La protection sociale ne relève pas de la charité

Neuchâtel • Philip Morris supprime ses subsides aux associations caritatives religieuses.

La nouvelle a fait l’effet d’une bombe : le plus gros contribuable du canton, Philip Morris International (PMI), ne versera plus l’impôt ecclésiastique. Pour rappel, celui-ci, facultatif dans le canton de Neuchâtel, permet aux associations d’entraides catholiques et protestantes de subvenir, entre autres, aux besoins des plus démunis.

Offusquée par cette décision de PMI, la conseillère nationale libérale et présidente de la Fédération catholique du canton, Sylvie Perrinjaquet, est montée au créneau en dénonçant la suppression de cette manne financière et ses répercussions sur les prestations d’entraide de l’Eglise. C’était oublier un peu vite sa participation au démantèlement social qu’a connu notre canton.

Ainsi, en diminuant l’aide matérielle des personnes à l’aide sociale ou les subsides d’assurance maladie pour les bas revenus, Sylvie Perrinjaquet, alors conseillère d’Etat, a participé, en 2006, au transfert des compétences de l’Etat sur des tiers et fragilisé par là même notre système de protection sociale. Devenue conseillère nationale, elle a réitéré l’exercice en votant oui à la révision de l’assurance chômage (LACI), qui propulsera un nombre conséquent de citoyens dans les filets de l’aide publique… et privé ! En réalité, toute libérale qu’elle est, Sylvie Perrinjaquet a toujours soutenu le transfert des responsabilités de l’Etat sur les individus et les milieux associatifs privés. Or, l’égalité et la protection sociale ne relèvent pas de la charité. C’est un droit.

La pauvreté croît dans le canton

Pour rappel, la constitution des sociétés modernes a reposé sur le passage progressif de l’assistanat privé (mécénat, bonnes œuvres…) à la protection sociale publique, susceptible de limiter l’arbitraire et d’assurer une plus juste répartition des richesses. Par son caractère universel, la protection sociale est donc de la responsabilité de tous.

Toute scandaleuse qu’elle soit, la décision de PMI répond à une logique néolibérale d’accumulation de profits, appuyée par ceux-là même qui aujourd’hui semble la condamner.

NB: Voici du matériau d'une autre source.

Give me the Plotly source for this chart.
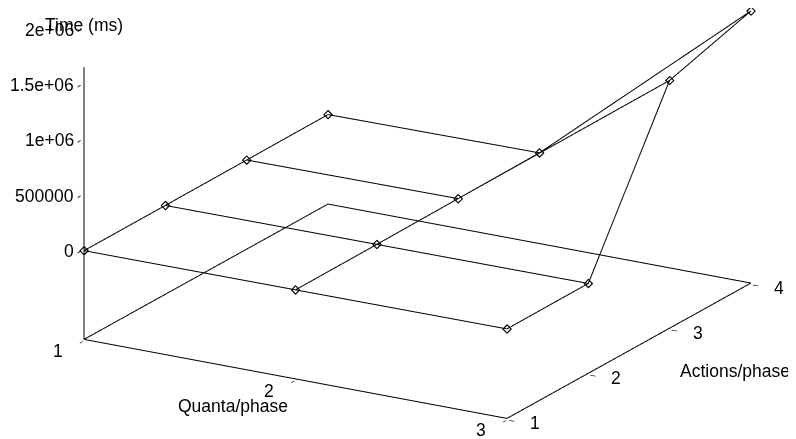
import math
import plotly.graph_objects as go

# ---- data ----
quanta = [1, 2, 3]                 # x: Quanta/phase
actions = [1, 2, 3, 4]             # y: Actions/phase
# time[i_action][i_quanta]  (ms)
time_ms = [
    [2000, 5000, 9000],            # actions = 1
    [3000, 8000, 12000],           # actions = 2
    [6000, 14000, 1440000],        # actions = 3
    [9000, 20000, 1660000],        # actions = 4
]
z_ticks = [0, 500000, 1000000, 1500000, 2000000]
z_tick_text = ["0", "500000", "1e+06", "1.5e+06", "2e+06"]
x_ticks = [1, 2, 3]
y_ticks = [1, 2, 3, 4]

# ---- style / geometry ----
FONT = "Liberation Sans, Arial, sans-serif"
FS = 17.5
z_floor = -800000
z_top = 2000000
x_rng = [min(quanta), max(quanta)]
y_rng = [min(actions), max(actions)]
ex, ey, ez = 0.01, 0.015, 14000   # tiny padding so frame lines are not clipped

fig = go.Figure()

LINE = dict(color="black", width=2)
# wireframe: rows (constant actions)
for j, a in enumerate(actions):
    fig.add_trace(go.Scatter3d(
        x=quanta, y=[a] * len(quanta), z=time_ms[j],
        mode="lines+markers", line=LINE,
        marker=dict(symbol="diamond-open", size=3, color="black",
                    line=dict(color="black", width=1)),
        showlegend=False, hoverinfo="skip"))
# wireframe: columns (constant quanta)
for i, q in enumerate(quanta):
    fig.add_trace(go.Scatter3d(
        x=[q] * len(actions), y=actions, z=[row[i] for row in time_ms],
        mode="lines", line=LINE, showlegend=False, hoverinfo="skip"))

# base frame and vertical z axis line
z_line_top = max(max(r) for r in time_ms)
fig.add_trace(go.Scatter3d(
    x=[x_rng[0], x_rng[1], x_rng[1], x_rng[0], x_rng[0], x_rng[0]],
    y=[y_rng[0], y_rng[0], y_rng[1], y_rng[1], y_rng[0], y_rng[0]],
    z=[z_floor, z_floor, z_floor, z_floor, z_floor, z_line_top],
    mode="lines", line=LINE, showlegend=False, hoverinfo="skip"))

phi = math.radians(-59.87)
theta = math.radians(18.78)
k = 4.0
d = (math.cos(theta) * math.cos(phi), math.cos(theta) * math.sin(phi), math.sin(theta))
c = (0.0072, -0.1165, -0.3068)
eye = dict(x=c[0] + k * d[0], y=c[1] + k * d[1], z=c[2] + k * d[2])
center = dict(x=c[0], y=c[1], z=c[2])
scale = 2.25

ax_common = dict(showgrid=False, zeroline=False, showbackground=False,
                 showspikes=False, showline=False, ticks="inside", ticklen=6,
                 tickwidth=2, tickcolor="black", showticklabels=False,
                 title=dict(text=""))

tf = dict(family=FONT, size=FS, color="black")
ann = []
for v in x_ticks:
    ann.append(dict(x=v, y=y_rng[0], z=z_floor, text=str(v), showarrow=False,
                    xanchor="center", yanchor="middle", xshift=-26, yshift=-12, font=tf))
for v in y_ticks:
    ann.append(dict(x=x_rng[1], y=v, z=z_floor, text=str(v), showarrow=False,
                    xanchor="center", yanchor="middle", xshift=28, yshift=-5, font=tf))
for v, t in zip(z_ticks, z_tick_text):
    ann.append(dict(x=x_rng[0], y=y_rng[0], z=v, text=t, showarrow=False,
                    xanchor="right", yanchor="middle", xshift=-8, yshift=0, font=tf))
ann += [
    dict(x=2, y=y_rng[0], z=z_floor, text="Quanta/phase", showarrow=False,
         xanchor="center", yanchor="middle", xshift=-62, yshift=-27, font=tf),
    dict(x=x_rng[1], y=3, z=z_floor, text="Actions/phase", showarrow=False,
         xanchor="center", yanchor="middle", xshift=65, yshift=-43, font=tf),
    dict(x=x_rng[0], y=y_rng[0], z=z_top, text="Time (ms)", showarrow=False,
         xanchor="center", yanchor="middle", xshift=0, yshift=5, font=tf),
]

fig.update_layout(
    width=796, height=439,
    margin=dict(l=0, r=0, t=0, b=0),
    paper_bgcolor="white",
    font=dict(family=FONT, size=FS, color="black"),
    scene=dict(
        domain=dict(x=[0, 1], y=[0, 1]),
        xaxis=dict(range=[x_rng[0] - ex, x_rng[1] + ex], tickvals=x_ticks, **ax_common),
        yaxis=dict(range=[y_rng[0] - ey, y_rng[1] + ey], tickvals=y_ticks, **ax_common),
        zaxis=dict(range=[z_floor - ez, z_top + ez], tickvals=z_ticks, **ax_common),
        aspectmode="manual",
        aspectratio=dict(x=1 * scale, y=0.994 * scale, z=0.669 * scale),
        camera=dict(eye=eye, up=dict(x=0, y=0, z=1), center=center,
                    projection=dict(type="orthographic")),
        bgcolor="white",
        annotations=ann,
    ),
)

fig.write_html("out.html", config={"displayModeBar": False})
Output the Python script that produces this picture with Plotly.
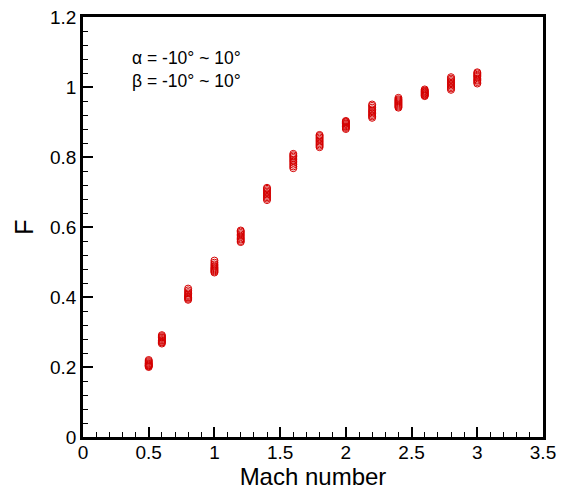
import plotly.graph_objects as go

mach = [0.5, 0.6, 0.8, 1.0, 1.2, 1.4, 1.6, 1.8, 2.0, 2.2, 2.4, 2.6, 2.8, 3.0]

f_05 = [0.200, 0.202, 0.204, 0.205, 0.207, 0.209, 0.211, 0.214, 0.217, 0.220]
f_06 = [0.267, 0.270, 0.272, 0.275, 0.277, 0.280, 0.283, 0.285, 0.288, 0.291]
f_08 = [0.392, 0.395, 0.398, 0.400, 0.403, 0.406, 0.410, 0.414, 0.419, 0.424]
f_10 = [0.470, 0.473, 0.476, 0.479, 0.482, 0.485, 0.489, 0.493, 0.498, 0.504]
f_12 = [0.557, 0.560, 0.564, 0.567, 0.571, 0.575, 0.579, 0.583, 0.587, 0.590]
f_14 = [0.677, 0.681, 0.685, 0.689, 0.693, 0.697, 0.701, 0.705, 0.709, 0.712]
f_16 = [0.768, 0.773, 0.778, 0.783, 0.788, 0.792, 0.797, 0.801, 0.805, 0.809]
f_18 = [0.828, 0.832, 0.836, 0.840, 0.844, 0.848, 0.852, 0.856, 0.860, 0.863]
f_20 = [0.880, 0.883, 0.886, 0.888, 0.891, 0.894, 0.896, 0.899, 0.901, 0.903]
f_22 = [0.912, 0.916, 0.920, 0.924, 0.928, 0.932, 0.936, 0.941, 0.946, 0.950]
f_24 = [0.941, 0.944, 0.947, 0.950, 0.953, 0.956, 0.959, 0.962, 0.965, 0.969]
f_26 = [0.974, 0.976, 0.978, 0.980, 0.982, 0.984, 0.986, 0.988, 0.990, 0.993]
f_28 = [0.992, 0.996, 1.000, 1.004, 1.008, 1.012, 1.016, 1.020, 1.024, 1.028]
f_30 = [1.010, 1.014, 1.018, 1.021, 1.025, 1.029, 1.032, 1.035, 1.039, 1.042]

f_all = [f_05, f_06, f_08, f_10, f_12, f_14, f_16, f_18, f_20, f_22, f_24, f_26, f_28, f_30]

x_ticks = [0, 0.5, 1, 1.5, 2, 2.5, 3, 3.5]
x_labels = ["0", "0.5", "1", "1.5", "2", "2.5", "3", "3.5"]
y_ticks = [0, 0.2, 0.4, 0.6, 0.8, 1.0, 1.2]
y_labels = ["0", "0.2", "0.4", "0.6", "0.8", "1", "1.2"]

xs, ys = [], []
for m, vals in zip(mach, f_all):
    xs += [m] * len(vals)
    ys += vals

FONT = "Arial, Liberation Sans, sans-serif"
RED = "#d40000"

fig = go.Figure()
fig.add_trace(go.Scatter(
    x=xs, y=ys, mode="markers",
    marker=dict(symbol="circle-open", size=7, color=RED, line=dict(width=1, color=RED)),
    showlegend=False, cliponaxis=False,
))

axis_common = dict(
    showgrid=False, zeroline=False, showline=True, linecolor="black", linewidth=2.5,
    mirror=True, ticks="inside", ticklen=10, tickwidth=2, tickcolor="black",
    tickfont=dict(family=FONT, size=19, color="black"), automargin=False,
    ticklabeloverflow="allow",
)

fig.update_xaxes(
    range=[0, 3.5], tickvals=x_ticks, ticktext=x_labels, ticklabelstandoff=-4,
    minor=dict(dtick=0.1, ticks="inside", ticklen=5, tickwidth=1, tickcolor="black"),
    title=dict(text="Mach number", font=dict(family=FONT, size=24, color="black"), standoff=2),
    **axis_common,
)
fig.update_yaxes(
    range=[0, 1.2], tickvals=y_ticks, ticktext=y_labels,
    minor=dict(dtick=0.04, ticks="inside", ticklen=5, tickwidth=1, tickcolor="black"),
    title=dict(text="F", font=dict(family=FONT, size=25, color="black"), standoff=10),
    **axis_common,
)

fig.add_annotation(x=0.36, y=1.05, xref="x", yref="y",
                   text="α = -10° ~ 10°<br>β = -10° ~ 10°",
                   showarrow=False, xanchor="left", yanchor="middle", align="left",
                   font=dict(family=FONT, size=17.5, color="black"))

fig.update_layout(
    width=558, height=483,
    margin=dict(l=75, r=23, t=9, b=54),
    paper_bgcolor="white", plot_bgcolor="white",
)

fig.write_html("out.html")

Bref, le travail quotidien sur le terrain des Eglises et des œuvres d’entraides, assumé le plus souvent par un personnel exceptionnel, est essentiel, afin de répondre ponctuellement aux défaillances du système. Toutefois, ces œuvres privés ne sauraient devenir la règle et se suppléer aux responsabilités de l’Etat.

A l’heure où une étude de l’Office fédéral de la statistique sur l’accroissement de la pauvreté en Suisse vient conforter celle de Caritas, il est grand temps de recentrer le débat et d’en faire plus que jamais un thème politique.